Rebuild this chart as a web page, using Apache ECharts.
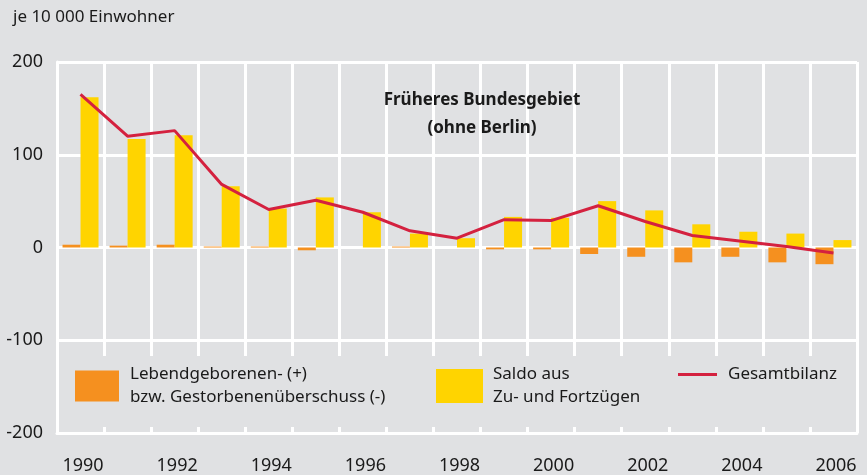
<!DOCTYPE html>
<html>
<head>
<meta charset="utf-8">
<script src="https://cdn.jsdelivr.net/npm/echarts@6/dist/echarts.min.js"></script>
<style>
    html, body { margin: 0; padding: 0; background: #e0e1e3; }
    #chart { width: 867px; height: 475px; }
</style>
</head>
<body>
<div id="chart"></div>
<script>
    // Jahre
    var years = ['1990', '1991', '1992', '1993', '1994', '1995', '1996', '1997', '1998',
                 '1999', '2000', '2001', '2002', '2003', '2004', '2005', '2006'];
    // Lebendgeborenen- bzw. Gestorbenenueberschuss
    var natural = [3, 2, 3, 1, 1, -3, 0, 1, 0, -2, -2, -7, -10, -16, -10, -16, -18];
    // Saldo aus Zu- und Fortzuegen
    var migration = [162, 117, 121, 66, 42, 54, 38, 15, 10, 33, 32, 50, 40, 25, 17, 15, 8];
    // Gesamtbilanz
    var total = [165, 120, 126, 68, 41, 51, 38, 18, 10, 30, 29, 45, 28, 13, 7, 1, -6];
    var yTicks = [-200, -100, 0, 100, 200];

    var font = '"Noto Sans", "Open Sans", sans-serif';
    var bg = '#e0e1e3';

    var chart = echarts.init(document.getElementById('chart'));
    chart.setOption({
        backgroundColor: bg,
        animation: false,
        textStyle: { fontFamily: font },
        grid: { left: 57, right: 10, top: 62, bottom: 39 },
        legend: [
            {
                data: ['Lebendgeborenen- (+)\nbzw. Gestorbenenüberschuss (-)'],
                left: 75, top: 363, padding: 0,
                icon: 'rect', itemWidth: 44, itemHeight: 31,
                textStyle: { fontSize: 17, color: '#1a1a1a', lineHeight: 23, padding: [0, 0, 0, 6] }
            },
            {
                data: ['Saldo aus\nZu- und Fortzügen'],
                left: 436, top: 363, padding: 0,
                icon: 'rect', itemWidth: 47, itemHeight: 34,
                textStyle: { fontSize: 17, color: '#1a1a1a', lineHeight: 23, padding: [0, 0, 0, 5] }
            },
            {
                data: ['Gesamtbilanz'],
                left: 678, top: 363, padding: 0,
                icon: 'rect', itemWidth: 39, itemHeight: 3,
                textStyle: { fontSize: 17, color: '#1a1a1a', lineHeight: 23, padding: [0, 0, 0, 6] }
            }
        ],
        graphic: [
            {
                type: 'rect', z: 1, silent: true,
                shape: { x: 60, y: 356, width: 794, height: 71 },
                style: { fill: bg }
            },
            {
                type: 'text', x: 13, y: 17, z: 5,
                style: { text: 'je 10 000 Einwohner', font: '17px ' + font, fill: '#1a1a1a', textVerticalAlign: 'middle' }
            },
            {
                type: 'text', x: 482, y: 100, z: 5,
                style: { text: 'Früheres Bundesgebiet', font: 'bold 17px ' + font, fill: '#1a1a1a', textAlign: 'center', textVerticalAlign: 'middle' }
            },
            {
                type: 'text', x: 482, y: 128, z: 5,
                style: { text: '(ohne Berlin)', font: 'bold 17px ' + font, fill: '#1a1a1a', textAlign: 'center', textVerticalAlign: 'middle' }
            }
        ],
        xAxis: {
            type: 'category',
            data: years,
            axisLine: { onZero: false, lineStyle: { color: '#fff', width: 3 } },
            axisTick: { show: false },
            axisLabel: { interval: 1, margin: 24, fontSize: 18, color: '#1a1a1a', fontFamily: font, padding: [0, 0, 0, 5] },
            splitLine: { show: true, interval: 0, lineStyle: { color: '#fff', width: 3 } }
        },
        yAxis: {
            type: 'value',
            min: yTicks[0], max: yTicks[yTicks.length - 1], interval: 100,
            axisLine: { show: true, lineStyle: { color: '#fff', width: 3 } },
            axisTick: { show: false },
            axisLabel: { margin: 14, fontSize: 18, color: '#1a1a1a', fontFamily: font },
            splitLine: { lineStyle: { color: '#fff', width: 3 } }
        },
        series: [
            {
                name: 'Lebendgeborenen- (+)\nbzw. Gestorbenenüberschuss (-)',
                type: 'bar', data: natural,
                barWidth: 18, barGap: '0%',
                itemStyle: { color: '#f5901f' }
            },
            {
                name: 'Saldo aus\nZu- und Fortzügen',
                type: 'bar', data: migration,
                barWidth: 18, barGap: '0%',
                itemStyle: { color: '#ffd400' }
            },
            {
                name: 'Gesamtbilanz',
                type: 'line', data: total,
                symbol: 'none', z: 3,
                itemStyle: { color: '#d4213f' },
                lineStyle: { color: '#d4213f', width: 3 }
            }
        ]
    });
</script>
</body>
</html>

_ _ _ _

Up to and including the line with "var bg = '#e0e1e3';", copy the data above from its first line. Skip pictures.

_Task output_.
Rebuild this chart as a web page, using Apache ECharts.
<!DOCTYPE html>
<html>
<head>
<meta charset="utf-8">
<script src="https://cdn.jsdelivr.net/npm/echarts@6/dist/echarts.min.js"></script>
<style>
    html, body { margin: 0; padding: 0; background: #e0e1e3; }
    #chart { width: 867px; height: 475px; }
</style>
</head>
<body>
<div id="chart"></div>
<script>
    // Jahre
    var years = ['1990', '1991', '1992', '1993', '1994', '1995', '1996', '1997', '1998',
                 '1999', '2000', '2001', '2002', '2003', '2004', '2005', '2006'];
    // Lebendgeborenen- bzw. Gestorbenenueberschuss
    var natural = [3, 2, 3, 1, 1, -3, 0, 1, 0, -2, -2, -7, -10, -16, -10, -16, -18];
    // Saldo aus Zu- und Fortzuegen
    var migration = [162, 117, 121, 66, 42, 54, 38, 15, 10, 33, 32, 50, 40, 25, 17, 15, 8];
    // Gesamtbilanz
    var total = [165, 120, 126, 68, 41, 51, 38, 18, 10, 30, 29, 45, 28, 13, 7, 1, -6];
    var yTicks = [-200, -100, 0, 100, 200];

    var font = '"Noto Sans", "Open Sans", sans-serif';
    var bg = '#e0e1e3';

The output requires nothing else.